- _REQUIREMENT_
Extract all lines that hold "script" from the records below.

- _THE INPUT_
⁂
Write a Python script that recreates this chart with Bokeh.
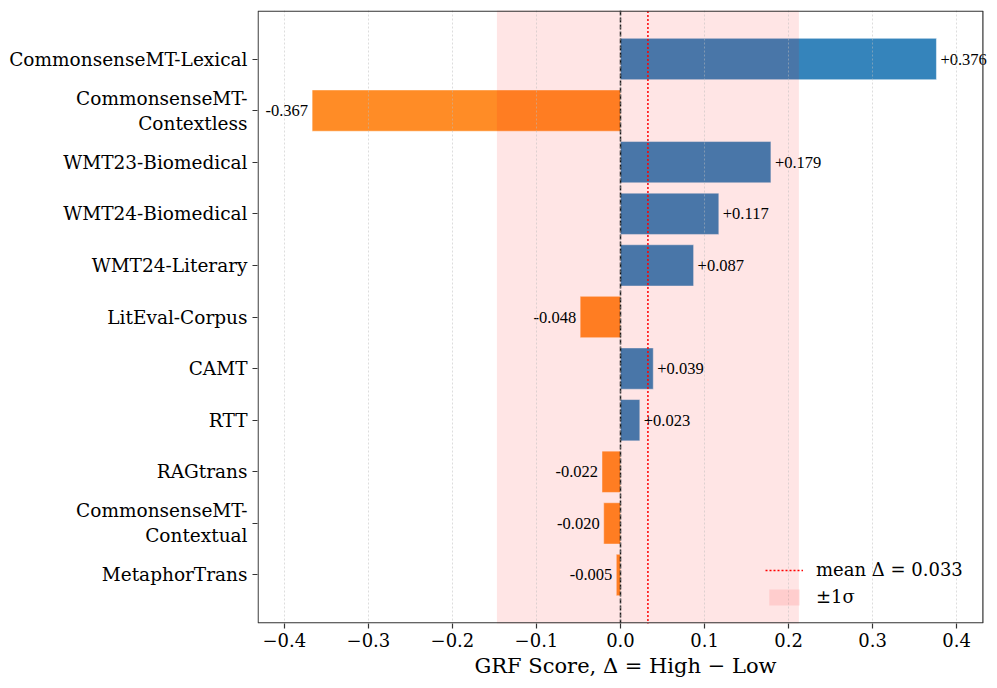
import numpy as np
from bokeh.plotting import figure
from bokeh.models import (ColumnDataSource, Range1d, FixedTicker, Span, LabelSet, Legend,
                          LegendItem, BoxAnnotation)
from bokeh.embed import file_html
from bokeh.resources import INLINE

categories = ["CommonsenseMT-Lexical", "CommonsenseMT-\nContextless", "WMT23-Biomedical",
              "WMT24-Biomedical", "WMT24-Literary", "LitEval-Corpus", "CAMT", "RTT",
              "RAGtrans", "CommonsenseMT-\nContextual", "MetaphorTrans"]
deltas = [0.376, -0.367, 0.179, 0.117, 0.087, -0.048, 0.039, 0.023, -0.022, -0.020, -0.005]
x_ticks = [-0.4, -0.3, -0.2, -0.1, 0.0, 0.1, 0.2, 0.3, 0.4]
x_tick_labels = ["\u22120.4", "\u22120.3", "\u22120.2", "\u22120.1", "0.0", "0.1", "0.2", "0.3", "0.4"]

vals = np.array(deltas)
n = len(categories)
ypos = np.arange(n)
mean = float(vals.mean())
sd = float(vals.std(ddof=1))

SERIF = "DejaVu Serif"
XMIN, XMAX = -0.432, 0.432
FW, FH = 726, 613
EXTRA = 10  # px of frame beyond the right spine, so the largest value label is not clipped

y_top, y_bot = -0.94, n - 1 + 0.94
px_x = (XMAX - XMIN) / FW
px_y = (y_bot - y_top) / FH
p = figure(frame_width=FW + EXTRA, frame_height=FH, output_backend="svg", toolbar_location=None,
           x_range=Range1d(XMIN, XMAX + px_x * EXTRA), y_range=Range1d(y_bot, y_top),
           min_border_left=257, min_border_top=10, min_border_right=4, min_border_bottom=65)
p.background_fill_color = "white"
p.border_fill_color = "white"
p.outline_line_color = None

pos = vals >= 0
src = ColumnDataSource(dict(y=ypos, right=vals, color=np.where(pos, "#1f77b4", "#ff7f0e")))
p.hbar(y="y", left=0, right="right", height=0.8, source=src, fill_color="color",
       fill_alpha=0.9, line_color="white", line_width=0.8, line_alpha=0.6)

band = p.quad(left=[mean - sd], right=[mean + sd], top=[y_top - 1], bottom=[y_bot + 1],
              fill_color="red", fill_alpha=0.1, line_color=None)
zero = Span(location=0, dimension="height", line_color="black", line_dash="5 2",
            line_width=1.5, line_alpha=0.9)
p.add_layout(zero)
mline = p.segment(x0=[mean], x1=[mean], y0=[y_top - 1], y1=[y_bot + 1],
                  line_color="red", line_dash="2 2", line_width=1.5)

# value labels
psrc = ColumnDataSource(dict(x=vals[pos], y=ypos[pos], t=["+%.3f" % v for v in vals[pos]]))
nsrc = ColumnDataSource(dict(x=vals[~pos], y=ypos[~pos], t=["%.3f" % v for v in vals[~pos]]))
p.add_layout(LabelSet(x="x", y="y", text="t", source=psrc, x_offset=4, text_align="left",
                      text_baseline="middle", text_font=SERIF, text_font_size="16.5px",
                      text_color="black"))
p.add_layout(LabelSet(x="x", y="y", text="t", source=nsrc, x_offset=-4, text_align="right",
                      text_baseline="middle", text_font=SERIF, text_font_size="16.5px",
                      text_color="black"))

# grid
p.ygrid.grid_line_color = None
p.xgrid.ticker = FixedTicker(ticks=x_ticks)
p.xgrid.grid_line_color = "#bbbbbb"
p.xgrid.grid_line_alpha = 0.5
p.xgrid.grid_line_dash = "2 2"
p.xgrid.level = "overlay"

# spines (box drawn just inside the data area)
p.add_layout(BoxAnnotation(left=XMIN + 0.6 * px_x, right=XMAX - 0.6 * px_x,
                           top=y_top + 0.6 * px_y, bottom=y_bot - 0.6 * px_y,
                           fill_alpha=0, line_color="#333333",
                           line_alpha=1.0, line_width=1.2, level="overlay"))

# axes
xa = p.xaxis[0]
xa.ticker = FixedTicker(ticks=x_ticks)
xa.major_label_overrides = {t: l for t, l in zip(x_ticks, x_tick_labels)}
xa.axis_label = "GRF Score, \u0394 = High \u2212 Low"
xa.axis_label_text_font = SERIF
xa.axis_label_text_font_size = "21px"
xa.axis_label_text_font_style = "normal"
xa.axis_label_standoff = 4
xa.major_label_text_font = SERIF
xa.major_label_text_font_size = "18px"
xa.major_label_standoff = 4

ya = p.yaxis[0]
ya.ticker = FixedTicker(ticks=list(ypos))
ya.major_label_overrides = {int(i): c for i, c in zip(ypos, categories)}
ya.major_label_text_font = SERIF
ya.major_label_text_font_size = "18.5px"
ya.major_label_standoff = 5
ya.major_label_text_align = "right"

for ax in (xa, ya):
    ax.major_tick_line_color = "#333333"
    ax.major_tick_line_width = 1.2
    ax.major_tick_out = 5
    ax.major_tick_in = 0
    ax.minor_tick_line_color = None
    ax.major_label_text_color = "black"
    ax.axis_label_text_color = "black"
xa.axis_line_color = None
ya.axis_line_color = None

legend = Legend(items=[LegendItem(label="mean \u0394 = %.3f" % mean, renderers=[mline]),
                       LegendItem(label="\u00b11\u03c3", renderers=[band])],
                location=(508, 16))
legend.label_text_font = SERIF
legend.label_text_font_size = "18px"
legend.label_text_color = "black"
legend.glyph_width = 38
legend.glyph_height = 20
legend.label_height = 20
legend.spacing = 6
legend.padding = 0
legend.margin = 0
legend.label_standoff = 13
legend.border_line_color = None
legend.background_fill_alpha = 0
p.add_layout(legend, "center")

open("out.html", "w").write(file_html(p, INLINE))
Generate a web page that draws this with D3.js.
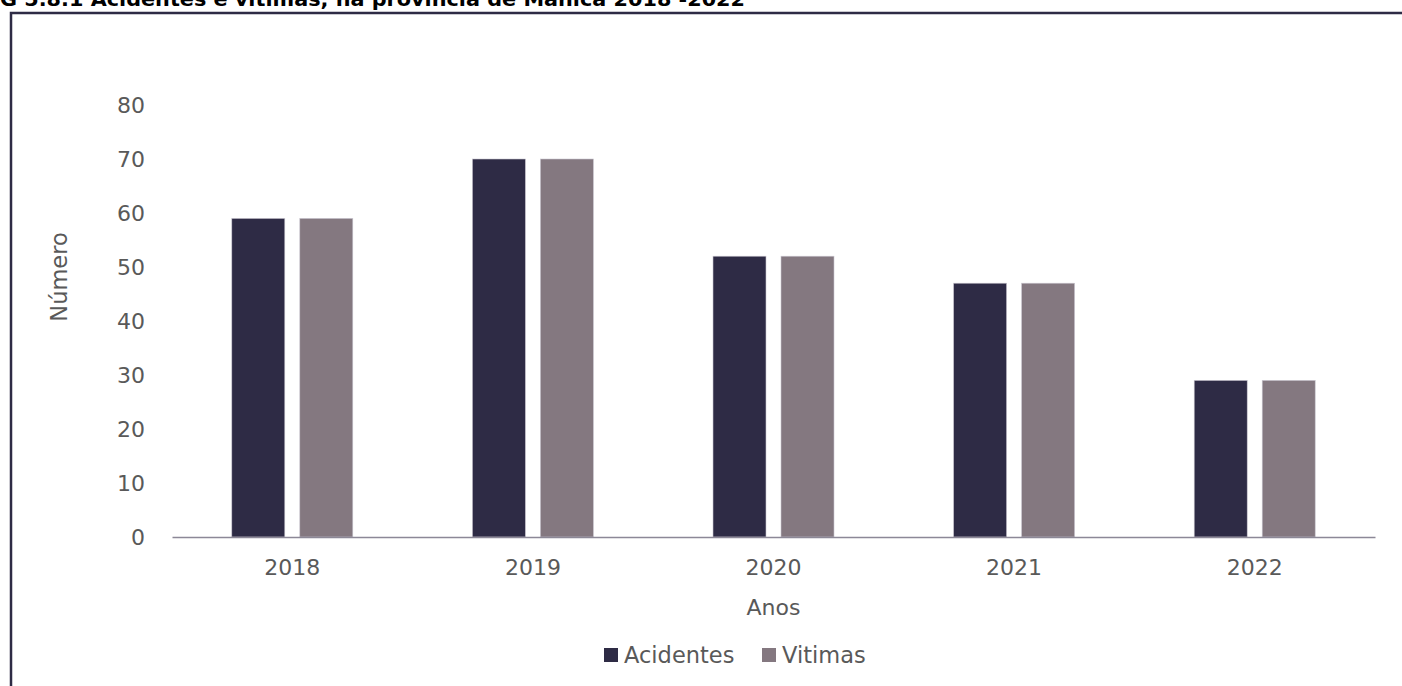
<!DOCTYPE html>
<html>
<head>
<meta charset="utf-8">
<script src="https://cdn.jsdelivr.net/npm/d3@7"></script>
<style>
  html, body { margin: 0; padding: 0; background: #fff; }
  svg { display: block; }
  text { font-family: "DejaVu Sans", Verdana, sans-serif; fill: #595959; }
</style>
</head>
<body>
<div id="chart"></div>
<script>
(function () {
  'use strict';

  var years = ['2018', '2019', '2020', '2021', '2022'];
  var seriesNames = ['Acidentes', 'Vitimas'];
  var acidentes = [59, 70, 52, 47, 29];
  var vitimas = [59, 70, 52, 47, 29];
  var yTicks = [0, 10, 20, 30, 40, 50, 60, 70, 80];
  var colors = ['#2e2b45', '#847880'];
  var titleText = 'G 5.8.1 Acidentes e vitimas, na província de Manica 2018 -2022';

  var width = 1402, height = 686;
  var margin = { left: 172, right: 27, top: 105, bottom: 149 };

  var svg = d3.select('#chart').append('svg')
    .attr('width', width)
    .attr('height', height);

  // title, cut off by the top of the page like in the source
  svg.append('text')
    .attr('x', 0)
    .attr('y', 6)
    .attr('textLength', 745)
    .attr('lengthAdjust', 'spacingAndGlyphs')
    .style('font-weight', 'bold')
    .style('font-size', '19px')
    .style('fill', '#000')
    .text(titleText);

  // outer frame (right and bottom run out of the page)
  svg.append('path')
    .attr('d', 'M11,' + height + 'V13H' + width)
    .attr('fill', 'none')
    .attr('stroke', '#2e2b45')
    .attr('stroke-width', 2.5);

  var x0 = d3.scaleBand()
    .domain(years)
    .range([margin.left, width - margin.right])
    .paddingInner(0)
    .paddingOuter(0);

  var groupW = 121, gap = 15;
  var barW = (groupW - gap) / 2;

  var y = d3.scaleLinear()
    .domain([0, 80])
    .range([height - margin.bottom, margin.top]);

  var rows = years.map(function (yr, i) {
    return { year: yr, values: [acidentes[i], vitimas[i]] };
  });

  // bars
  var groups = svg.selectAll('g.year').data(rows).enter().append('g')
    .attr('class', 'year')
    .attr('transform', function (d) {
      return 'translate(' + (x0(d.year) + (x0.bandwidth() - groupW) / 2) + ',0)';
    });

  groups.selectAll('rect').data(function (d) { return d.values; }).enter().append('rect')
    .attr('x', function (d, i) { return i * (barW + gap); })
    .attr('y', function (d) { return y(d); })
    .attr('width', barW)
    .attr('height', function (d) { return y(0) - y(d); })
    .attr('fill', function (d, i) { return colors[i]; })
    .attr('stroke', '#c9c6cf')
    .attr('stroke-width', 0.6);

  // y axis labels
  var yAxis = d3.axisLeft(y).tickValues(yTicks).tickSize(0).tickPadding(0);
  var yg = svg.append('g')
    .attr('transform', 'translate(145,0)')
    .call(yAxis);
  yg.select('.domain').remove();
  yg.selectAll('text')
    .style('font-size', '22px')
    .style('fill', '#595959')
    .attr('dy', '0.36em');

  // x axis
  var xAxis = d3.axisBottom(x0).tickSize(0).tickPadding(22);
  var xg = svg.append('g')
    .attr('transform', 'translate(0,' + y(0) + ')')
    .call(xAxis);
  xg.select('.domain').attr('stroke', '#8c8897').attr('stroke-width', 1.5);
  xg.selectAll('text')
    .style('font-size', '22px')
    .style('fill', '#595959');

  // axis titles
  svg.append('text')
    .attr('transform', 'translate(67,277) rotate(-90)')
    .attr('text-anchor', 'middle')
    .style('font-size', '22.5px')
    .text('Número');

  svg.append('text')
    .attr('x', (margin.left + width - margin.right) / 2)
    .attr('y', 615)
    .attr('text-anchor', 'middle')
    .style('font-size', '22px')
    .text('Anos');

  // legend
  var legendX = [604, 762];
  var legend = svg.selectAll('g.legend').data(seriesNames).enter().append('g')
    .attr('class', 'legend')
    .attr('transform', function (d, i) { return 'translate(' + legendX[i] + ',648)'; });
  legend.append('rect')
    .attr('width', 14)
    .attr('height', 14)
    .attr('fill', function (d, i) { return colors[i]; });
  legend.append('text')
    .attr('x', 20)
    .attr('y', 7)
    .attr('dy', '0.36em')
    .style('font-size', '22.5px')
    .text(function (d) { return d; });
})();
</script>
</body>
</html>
⁂
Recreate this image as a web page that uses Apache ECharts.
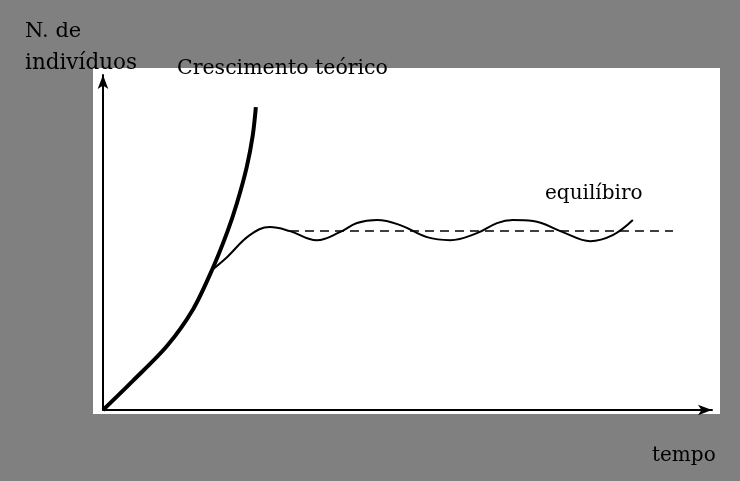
⁂
- _SOLUTION TO THE PROBLEM_
Write a Python script that recreates this chart with Bokeh.
<script src="https://cdn.jsdelivr.net/npm/d3@7"></script>
<script>
</script>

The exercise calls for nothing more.